■ TO BE DONE
Your task is to write out only the lines running from the line with "Recreate this image" to the line with "fig = go.Figure()", both ends kept, with no images.

Records with drawing code

···

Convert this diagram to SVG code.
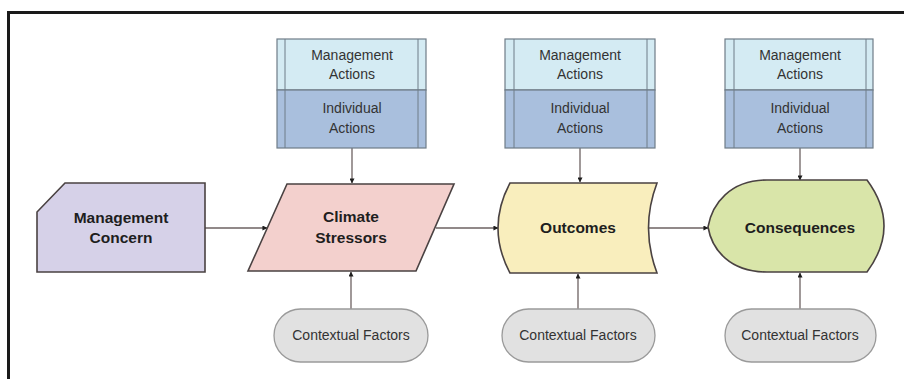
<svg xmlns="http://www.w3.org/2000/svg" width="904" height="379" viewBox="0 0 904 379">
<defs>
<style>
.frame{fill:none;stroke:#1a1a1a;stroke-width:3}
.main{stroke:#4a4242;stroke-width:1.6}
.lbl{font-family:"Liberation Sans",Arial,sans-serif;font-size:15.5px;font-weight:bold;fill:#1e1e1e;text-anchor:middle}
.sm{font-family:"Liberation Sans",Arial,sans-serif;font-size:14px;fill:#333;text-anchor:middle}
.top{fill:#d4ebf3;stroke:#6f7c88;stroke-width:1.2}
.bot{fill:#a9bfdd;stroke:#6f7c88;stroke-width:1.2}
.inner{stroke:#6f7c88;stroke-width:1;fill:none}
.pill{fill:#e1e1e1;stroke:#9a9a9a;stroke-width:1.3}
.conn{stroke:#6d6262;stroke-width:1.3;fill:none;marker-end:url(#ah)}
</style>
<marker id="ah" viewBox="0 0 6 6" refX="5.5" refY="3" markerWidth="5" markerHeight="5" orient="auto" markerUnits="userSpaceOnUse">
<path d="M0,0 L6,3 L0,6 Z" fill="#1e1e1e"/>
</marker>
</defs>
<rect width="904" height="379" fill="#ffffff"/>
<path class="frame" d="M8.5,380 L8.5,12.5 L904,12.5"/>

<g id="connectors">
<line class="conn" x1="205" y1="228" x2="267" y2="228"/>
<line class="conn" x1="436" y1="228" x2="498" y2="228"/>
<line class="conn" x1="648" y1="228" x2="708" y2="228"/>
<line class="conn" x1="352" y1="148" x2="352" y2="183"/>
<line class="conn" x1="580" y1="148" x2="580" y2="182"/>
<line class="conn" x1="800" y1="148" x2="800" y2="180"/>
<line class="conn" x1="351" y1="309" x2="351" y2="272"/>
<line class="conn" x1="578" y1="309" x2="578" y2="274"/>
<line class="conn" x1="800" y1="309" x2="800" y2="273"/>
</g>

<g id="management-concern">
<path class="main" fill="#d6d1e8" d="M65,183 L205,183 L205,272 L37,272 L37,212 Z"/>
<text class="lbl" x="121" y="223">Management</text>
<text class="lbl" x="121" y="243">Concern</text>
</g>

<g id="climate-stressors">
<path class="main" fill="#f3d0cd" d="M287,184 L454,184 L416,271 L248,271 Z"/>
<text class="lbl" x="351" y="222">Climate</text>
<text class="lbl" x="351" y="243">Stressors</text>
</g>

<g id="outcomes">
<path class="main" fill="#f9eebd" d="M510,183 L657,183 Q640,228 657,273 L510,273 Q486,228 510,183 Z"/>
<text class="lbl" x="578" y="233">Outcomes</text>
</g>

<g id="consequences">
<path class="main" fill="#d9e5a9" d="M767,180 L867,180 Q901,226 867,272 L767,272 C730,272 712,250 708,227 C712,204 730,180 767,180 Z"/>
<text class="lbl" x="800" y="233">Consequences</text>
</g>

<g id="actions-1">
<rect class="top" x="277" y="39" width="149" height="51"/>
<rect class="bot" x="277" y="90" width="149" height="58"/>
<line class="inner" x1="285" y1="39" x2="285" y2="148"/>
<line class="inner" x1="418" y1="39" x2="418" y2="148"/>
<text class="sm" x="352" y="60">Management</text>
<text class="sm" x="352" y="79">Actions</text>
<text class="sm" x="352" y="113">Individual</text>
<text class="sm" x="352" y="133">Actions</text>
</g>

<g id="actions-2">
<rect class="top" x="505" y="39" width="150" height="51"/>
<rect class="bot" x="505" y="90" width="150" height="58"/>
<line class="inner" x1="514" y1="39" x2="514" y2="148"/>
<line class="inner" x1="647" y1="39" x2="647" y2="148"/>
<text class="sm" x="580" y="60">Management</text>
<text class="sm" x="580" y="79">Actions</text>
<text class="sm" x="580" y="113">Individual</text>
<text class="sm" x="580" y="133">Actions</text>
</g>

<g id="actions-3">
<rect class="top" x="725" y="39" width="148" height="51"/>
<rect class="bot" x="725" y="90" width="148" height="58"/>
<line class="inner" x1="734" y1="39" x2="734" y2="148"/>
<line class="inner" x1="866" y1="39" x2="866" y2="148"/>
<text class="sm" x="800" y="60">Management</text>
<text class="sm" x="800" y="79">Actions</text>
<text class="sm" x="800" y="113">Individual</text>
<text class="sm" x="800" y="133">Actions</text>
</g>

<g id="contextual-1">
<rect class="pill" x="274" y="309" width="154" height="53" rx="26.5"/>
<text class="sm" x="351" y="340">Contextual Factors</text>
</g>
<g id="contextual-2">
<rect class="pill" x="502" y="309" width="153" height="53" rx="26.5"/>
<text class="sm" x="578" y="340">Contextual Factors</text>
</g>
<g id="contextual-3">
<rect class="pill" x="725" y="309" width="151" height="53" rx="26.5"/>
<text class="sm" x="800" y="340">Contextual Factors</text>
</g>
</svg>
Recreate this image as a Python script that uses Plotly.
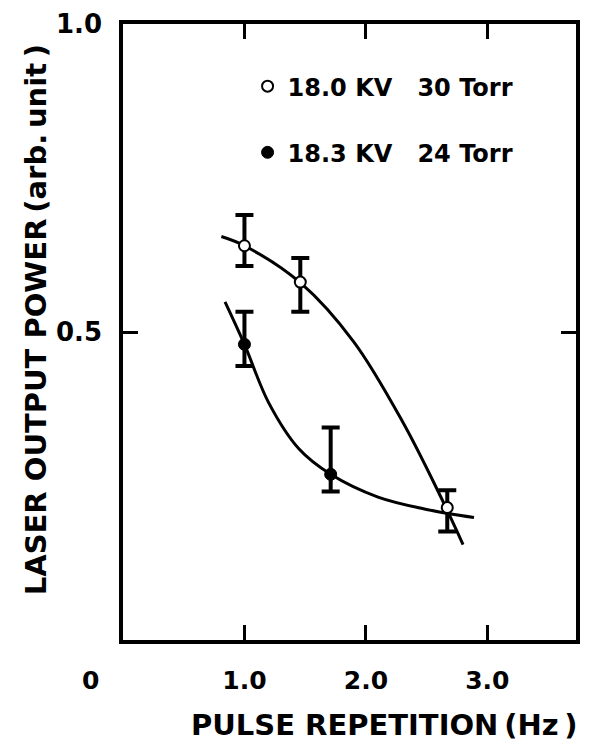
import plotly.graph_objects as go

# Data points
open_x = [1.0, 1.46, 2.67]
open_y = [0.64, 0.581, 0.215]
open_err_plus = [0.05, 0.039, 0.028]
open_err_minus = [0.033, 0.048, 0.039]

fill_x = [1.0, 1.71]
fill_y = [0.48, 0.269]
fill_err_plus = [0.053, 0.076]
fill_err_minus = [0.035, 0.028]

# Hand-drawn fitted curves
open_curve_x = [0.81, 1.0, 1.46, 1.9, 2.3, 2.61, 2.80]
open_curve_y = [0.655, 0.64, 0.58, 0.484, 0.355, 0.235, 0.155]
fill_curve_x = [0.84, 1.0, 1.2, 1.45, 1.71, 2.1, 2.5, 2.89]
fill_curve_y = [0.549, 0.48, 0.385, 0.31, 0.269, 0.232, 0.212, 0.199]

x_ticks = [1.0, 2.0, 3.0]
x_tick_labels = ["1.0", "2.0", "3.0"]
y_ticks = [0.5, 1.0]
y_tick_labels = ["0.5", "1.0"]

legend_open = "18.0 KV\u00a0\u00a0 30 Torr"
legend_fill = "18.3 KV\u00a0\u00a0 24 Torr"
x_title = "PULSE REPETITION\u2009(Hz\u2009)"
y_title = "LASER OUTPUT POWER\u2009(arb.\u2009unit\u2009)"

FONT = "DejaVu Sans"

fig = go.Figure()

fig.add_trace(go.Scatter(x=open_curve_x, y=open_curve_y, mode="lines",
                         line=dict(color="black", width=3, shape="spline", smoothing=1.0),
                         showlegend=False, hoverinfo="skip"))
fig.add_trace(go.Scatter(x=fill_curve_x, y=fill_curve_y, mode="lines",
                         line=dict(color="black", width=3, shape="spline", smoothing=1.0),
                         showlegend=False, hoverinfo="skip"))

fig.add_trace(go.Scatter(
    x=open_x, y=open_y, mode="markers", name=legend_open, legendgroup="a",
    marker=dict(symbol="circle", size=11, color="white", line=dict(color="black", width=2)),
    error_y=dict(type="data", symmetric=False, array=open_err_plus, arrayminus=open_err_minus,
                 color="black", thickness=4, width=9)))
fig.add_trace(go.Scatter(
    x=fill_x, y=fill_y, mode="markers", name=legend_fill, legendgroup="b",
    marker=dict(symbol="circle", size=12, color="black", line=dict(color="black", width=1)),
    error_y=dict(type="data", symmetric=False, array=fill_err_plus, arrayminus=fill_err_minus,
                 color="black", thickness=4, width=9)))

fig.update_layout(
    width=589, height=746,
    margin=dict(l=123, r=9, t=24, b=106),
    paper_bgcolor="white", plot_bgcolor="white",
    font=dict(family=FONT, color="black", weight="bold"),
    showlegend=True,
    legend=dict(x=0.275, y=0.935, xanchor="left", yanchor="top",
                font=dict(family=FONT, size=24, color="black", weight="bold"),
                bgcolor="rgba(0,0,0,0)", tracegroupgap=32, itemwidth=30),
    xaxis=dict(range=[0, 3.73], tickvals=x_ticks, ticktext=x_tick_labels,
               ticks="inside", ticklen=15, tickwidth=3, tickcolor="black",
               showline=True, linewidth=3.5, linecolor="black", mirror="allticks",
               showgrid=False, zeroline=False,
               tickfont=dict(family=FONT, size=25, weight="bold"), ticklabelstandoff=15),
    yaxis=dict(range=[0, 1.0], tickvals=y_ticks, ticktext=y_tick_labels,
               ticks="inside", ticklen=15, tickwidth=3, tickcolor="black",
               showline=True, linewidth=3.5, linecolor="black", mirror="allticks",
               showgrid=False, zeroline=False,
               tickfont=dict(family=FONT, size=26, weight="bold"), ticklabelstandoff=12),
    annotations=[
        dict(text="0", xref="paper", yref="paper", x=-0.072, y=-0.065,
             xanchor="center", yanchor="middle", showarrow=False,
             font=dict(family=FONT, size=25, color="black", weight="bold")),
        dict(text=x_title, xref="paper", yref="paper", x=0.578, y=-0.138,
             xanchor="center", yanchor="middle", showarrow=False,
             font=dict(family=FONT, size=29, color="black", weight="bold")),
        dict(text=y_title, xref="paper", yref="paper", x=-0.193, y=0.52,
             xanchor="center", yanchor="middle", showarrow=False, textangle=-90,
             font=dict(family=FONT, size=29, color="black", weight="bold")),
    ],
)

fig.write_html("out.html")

···

■ TASK OUTPUT
Recreate this image as a Python script that uses Plotly.
import plotly.graph_objects as go

# Data points
open_x = [1.0, 1.46, 2.67]
open_y = [0.64, 0.581, 0.215]
open_err_plus = [0.05, 0.039, 0.028]
open_err_minus = [0.033, 0.048, 0.039]

fill_x = [1.0, 1.71]
fill_y = [0.48, 0.269]
fill_err_plus = [0.053, 0.076]
fill_err_minus = [0.035, 0.028]

# Hand-drawn fitted curves
open_curve_x = [0.81, 1.0, 1.46, 1.9, 2.3, 2.61, 2.80]
open_curve_y = [0.655, 0.64, 0.58, 0.484, 0.355, 0.235, 0.155]
fill_curve_x = [0.84, 1.0, 1.2, 1.45, 1.71, 2.1, 2.5, 2.89]
fill_curve_y = [0.549, 0.48, 0.385, 0.31, 0.269, 0.232, 0.212, 0.199]

x_ticks = [1.0, 2.0, 3.0]
x_tick_labels = ["1.0", "2.0", "3.0"]
y_ticks = [0.5, 1.0]
y_tick_labels = ["0.5", "1.0"]

legend_open = "18.0 KV\u00a0\u00a0 30 Torr"
legend_fill = "18.3 KV\u00a0\u00a0 24 Torr"
x_title = "PULSE REPETITION\u2009(Hz\u2009)"
y_title = "LASER OUTPUT POWER\u2009(arb.\u2009unit\u2009)"

FONT = "DejaVu Sans"

fig = go.Figure()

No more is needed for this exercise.